### Aim
Without the pictures, print the lines running from the beginning of the material to the line containing "const linearY = [0, 0.5, 1];", both ends included.

### Recorded data
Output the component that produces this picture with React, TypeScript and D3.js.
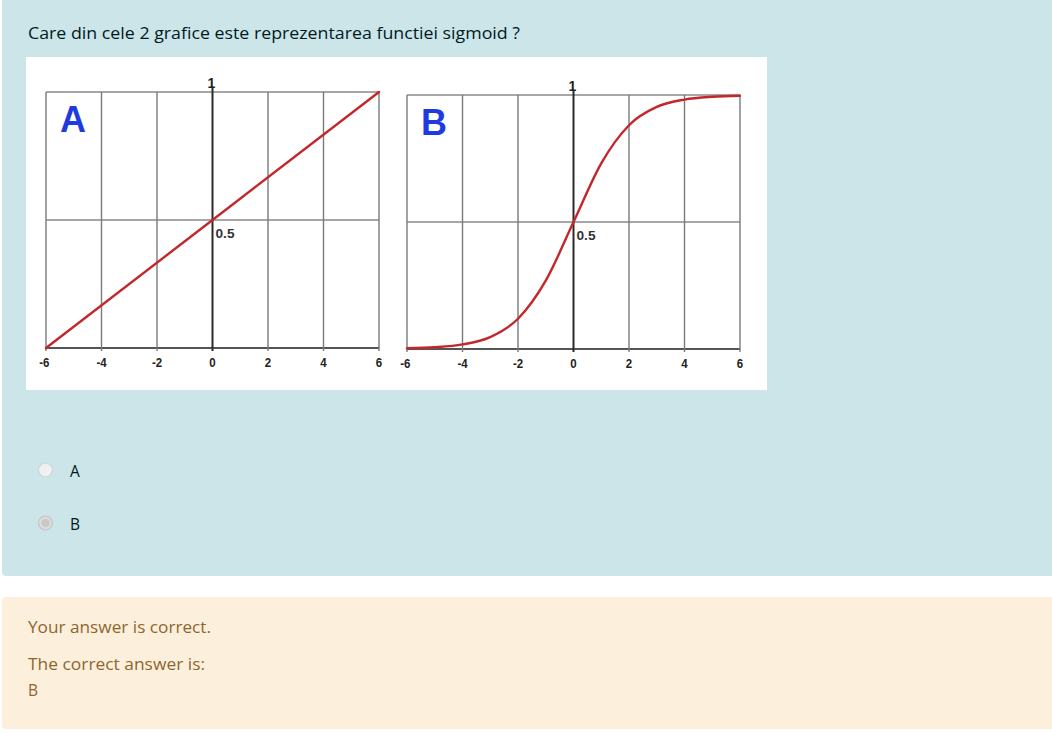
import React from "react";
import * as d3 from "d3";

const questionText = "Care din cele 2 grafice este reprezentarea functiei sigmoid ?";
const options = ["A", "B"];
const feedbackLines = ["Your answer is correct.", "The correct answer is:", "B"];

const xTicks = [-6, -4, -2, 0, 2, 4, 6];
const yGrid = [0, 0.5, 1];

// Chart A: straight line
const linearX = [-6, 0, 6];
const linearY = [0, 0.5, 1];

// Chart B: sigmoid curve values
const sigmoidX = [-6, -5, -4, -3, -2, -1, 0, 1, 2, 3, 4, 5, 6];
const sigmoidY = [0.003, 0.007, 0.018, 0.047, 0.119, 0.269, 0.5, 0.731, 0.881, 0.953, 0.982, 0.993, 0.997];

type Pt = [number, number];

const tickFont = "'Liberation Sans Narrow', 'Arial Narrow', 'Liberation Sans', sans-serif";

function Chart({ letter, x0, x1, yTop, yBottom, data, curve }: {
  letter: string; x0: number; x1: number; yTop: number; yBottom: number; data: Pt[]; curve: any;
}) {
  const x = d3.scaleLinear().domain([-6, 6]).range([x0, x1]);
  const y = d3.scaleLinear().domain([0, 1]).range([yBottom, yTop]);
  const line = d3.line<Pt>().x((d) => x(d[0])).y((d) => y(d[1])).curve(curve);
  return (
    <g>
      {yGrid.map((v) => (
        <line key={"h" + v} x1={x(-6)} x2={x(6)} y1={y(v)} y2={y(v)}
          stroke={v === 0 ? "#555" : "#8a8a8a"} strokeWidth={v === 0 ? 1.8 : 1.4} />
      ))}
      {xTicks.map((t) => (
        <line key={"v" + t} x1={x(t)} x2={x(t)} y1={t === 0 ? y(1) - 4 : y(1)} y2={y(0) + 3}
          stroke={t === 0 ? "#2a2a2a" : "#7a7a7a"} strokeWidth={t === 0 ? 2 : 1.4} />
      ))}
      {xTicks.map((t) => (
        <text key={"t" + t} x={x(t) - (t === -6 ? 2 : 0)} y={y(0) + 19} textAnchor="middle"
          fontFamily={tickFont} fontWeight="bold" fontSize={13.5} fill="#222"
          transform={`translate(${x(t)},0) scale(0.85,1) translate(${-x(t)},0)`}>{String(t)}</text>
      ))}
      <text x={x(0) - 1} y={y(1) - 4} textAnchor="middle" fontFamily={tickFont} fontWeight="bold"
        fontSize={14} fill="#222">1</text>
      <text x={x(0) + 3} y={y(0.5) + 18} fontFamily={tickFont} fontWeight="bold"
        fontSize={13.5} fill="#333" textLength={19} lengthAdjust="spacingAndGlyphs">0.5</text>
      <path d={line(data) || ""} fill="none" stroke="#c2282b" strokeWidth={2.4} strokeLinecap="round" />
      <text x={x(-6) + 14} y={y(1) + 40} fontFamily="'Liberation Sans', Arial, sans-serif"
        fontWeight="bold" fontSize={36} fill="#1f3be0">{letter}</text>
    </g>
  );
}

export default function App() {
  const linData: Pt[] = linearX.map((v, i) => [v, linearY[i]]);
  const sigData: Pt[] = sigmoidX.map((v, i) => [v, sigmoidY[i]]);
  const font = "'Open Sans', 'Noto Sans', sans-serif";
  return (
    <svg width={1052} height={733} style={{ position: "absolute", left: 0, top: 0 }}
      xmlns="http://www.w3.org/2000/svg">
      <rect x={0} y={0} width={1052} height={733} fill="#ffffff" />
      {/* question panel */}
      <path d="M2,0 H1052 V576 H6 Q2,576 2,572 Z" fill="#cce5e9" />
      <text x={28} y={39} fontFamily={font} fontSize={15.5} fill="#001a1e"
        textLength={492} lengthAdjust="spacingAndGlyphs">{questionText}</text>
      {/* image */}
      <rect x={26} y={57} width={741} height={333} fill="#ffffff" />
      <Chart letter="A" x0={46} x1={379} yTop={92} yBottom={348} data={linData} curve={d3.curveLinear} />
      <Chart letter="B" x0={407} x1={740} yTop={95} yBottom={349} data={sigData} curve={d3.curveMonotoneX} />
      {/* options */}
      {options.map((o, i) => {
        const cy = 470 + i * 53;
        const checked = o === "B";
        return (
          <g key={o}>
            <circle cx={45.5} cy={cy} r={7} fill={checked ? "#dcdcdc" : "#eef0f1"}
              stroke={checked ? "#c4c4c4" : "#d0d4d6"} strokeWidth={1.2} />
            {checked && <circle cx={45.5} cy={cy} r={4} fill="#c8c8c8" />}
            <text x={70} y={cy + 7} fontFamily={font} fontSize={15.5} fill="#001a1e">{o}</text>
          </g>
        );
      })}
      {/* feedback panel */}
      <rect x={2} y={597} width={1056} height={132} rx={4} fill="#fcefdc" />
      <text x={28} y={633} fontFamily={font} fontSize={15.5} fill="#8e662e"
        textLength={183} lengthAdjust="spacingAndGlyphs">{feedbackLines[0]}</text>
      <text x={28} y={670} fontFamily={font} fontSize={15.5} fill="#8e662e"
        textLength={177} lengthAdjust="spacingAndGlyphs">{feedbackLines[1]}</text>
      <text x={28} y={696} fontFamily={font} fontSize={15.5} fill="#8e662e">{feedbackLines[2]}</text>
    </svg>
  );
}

### Finished answer
Output the component that produces this picture with React, TypeScript and D3.js.
import React from "react";
import * as d3 from "d3";

const questionText = "Care din cele 2 grafice este reprezentarea functiei sigmoid ?";
const options = ["A", "B"];
const feedbackLines = ["Your answer is correct.", "The correct answer is:", "B"];

const xTicks = [-6, -4, -2, 0, 2, 4, 6];
const yGrid = [0, 0.5, 1];

// Chart A: straight line
const linearX = [-6, 0, 6];
const linearY = [0, 0.5, 1];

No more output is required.